Пока Щербина строгал нельму, я извлек из кухонного ящика бутыль с уксусом, пачку черного перца, банку горчицы. Налив полную тарелку уксуса, добавив две столовые ложки горчицы, от сердца насыпав перца и тщательно размешав, я торжественно поставил адскую смесь для макания строганины в центр стола.
– Вот это воистину по-полярному. Тебя, док, ждет яркое кулинарное будущее. (Увы, время показало, что Канаки не ошибся.) К такой закуске негрешно налить по двадцать капель.
Мы подняли кружки. За стеной послышался топот ног. Кто-то подбежал к палатке.
– Эй, в палатке! Доктор дома?
– Дома. Заходи погреться, - отозвался я, обильно посыпая свою порцию пельменей черным перцем.
– Давай быстрее к начальнику. Кузнецов срочно вызывает.
– Вот тебе бабушка и Юрьев день, - недовольно пробурчал Канаки. - И чего им там неймется в праздник?
– А может, случилось что? - осторожно предположил Рожков.
– Типун тебе на язык, - оборвал его Щербина.
– Случилось не случилось, а идти надо, - сказал я, поднимаясь и нахлобучивая на голову мохнатую пыжиковую шапку. - Начинайте пока без меня.

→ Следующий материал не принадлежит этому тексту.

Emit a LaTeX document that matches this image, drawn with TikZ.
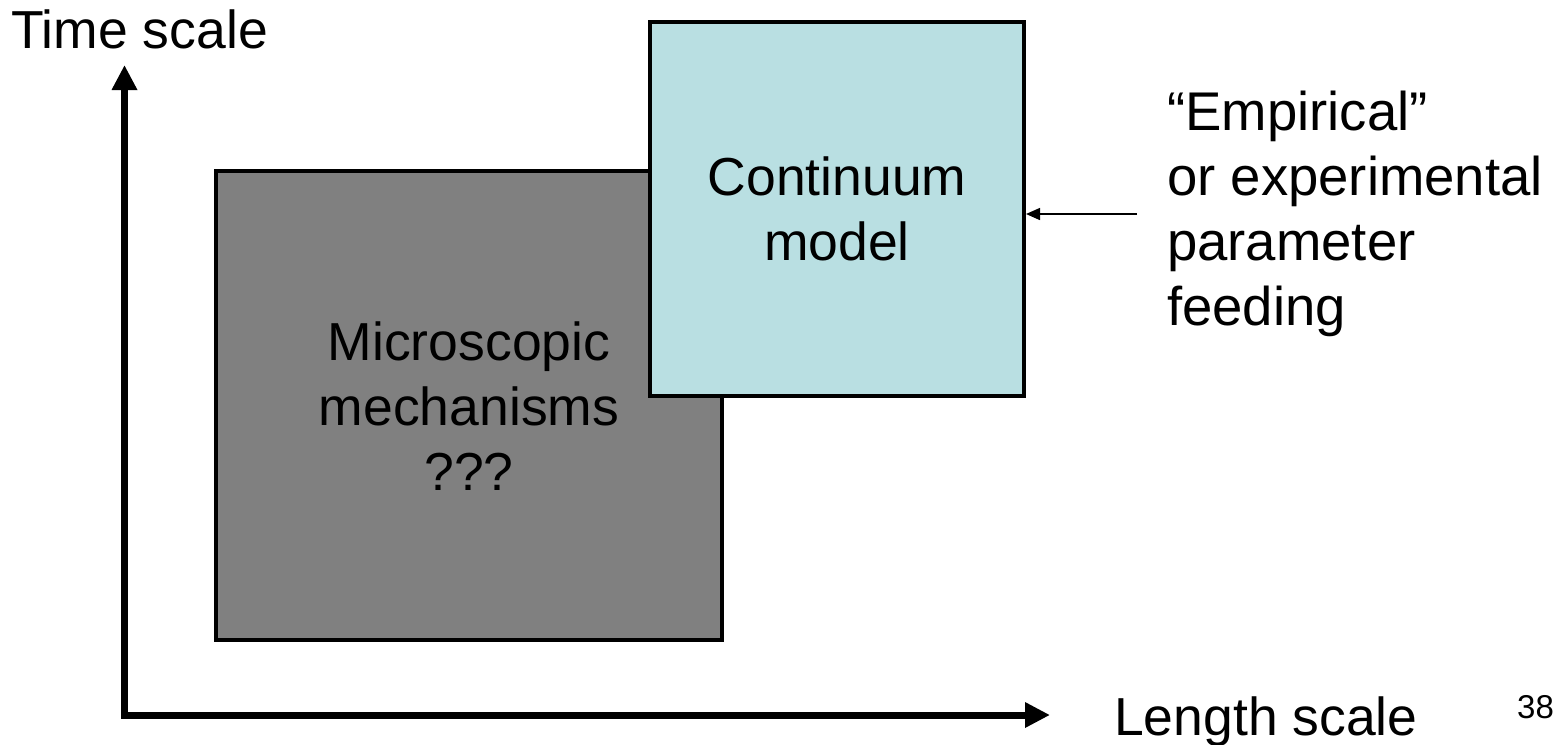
\documentclass[tikz,border=0pt]{standalone}
\usepackage{fontspec}
\setmainfont{Liberation Sans}
\usetikzlibrary{arrows.meta}
\definecolor{boxgray}{HTML}{808080}
\definecolor{boxcyan}{HTML}{B9DFE2}
\tikzset{
  bigtxt/.style={inner sep=0pt, font=\fontsize{53.5}{65}\selectfont},
  boxstyle/.style={draw=black, line width=4pt, inner sep=0pt, minimum width=#1},
  axis/.style={line width=7pt, line join=miter, {Triangle[length=25pt,width=24pt]}-{Triangle[length=25pt,width=24pt]}},
  feedarrow/.style={line width=1.5pt, -{Triangle[length=14pt,width=12pt]}}
}
\begin{document}
\begin{tikzpicture}[x=1pt,y=-1pt]
\useasboundingbox (0,0) rectangle (1554,744);
% axes
\coordinate (origin) at (124.5,715);
\coordinate (ytip) at (124.5,65);
\coordinate (xtip) at (1050,715);
\draw[axis] (ytip) -- (origin) -- (xtip);
% boxes
\node[boxstyle=506pt, minimum height=469pt, fill=boxgray] (micro) at (469,405.5) {};
\node[boxstyle=374pt, minimum height=374pt, fill=boxcyan] (cont) at (837,209) {};
% texts (base anchor = baseline of last line)
\node[bigtxt, anchor=base, align=center] (microtxt) at (469,490) {Microscopic\\mechanisms\\???};
\node[bigtxt, anchor=base, align=center] (conttxt) at (837,260) {Continuum\\model};
\node[bigtxt, anchor=base west, align=left, font=\fontsize{54.5}{65}\selectfont] (emp) at (1167,325) {“Empirical”\\or experimental\\parameter\\feeding};
\node[bigtxt, anchor=base west] (tlabel) at (11,48) {Time scale};
\node[bigtxt, anchor=base west] (llabel) at (1114,735) {Length scale};
\node[inner sep=0pt, anchor=base west, font=\fontsize{33}{40}\selectfont] (page) at (1517,718) {38};
% feed arrow
\coordinate (feed) at (1137,214);
\draw[feedarrow] (feed) -- (feed -| cont.east);
\end{tikzpicture}
\end{document}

Палатка штаба была недалеко, но, пока я добежал до нее, меня охватило смутное чувство тревоги. неужели действительно случилась авария? Надо сказать, все эти месяцы я жил в состоянии постоянного внутреннего напряжения. Это чувство гнездилось где-то глубоко в подсознании: читал ли я книгу, разгребал ли снег на взлетной полосе, отогревался ли в спальном мешке, "травил" ли в минуты отдыха или долбил пешней лунку в ледяной толще. Здесь, в самом центре Северного Ледовитого океана, за тысячи километров от Земли, я был единственным врачом, и ответственность за благополучие, здоровье, а может быть, и жизнь товарищей по экспедиции тяжким грузом лежала на моих едва окрепших плечах.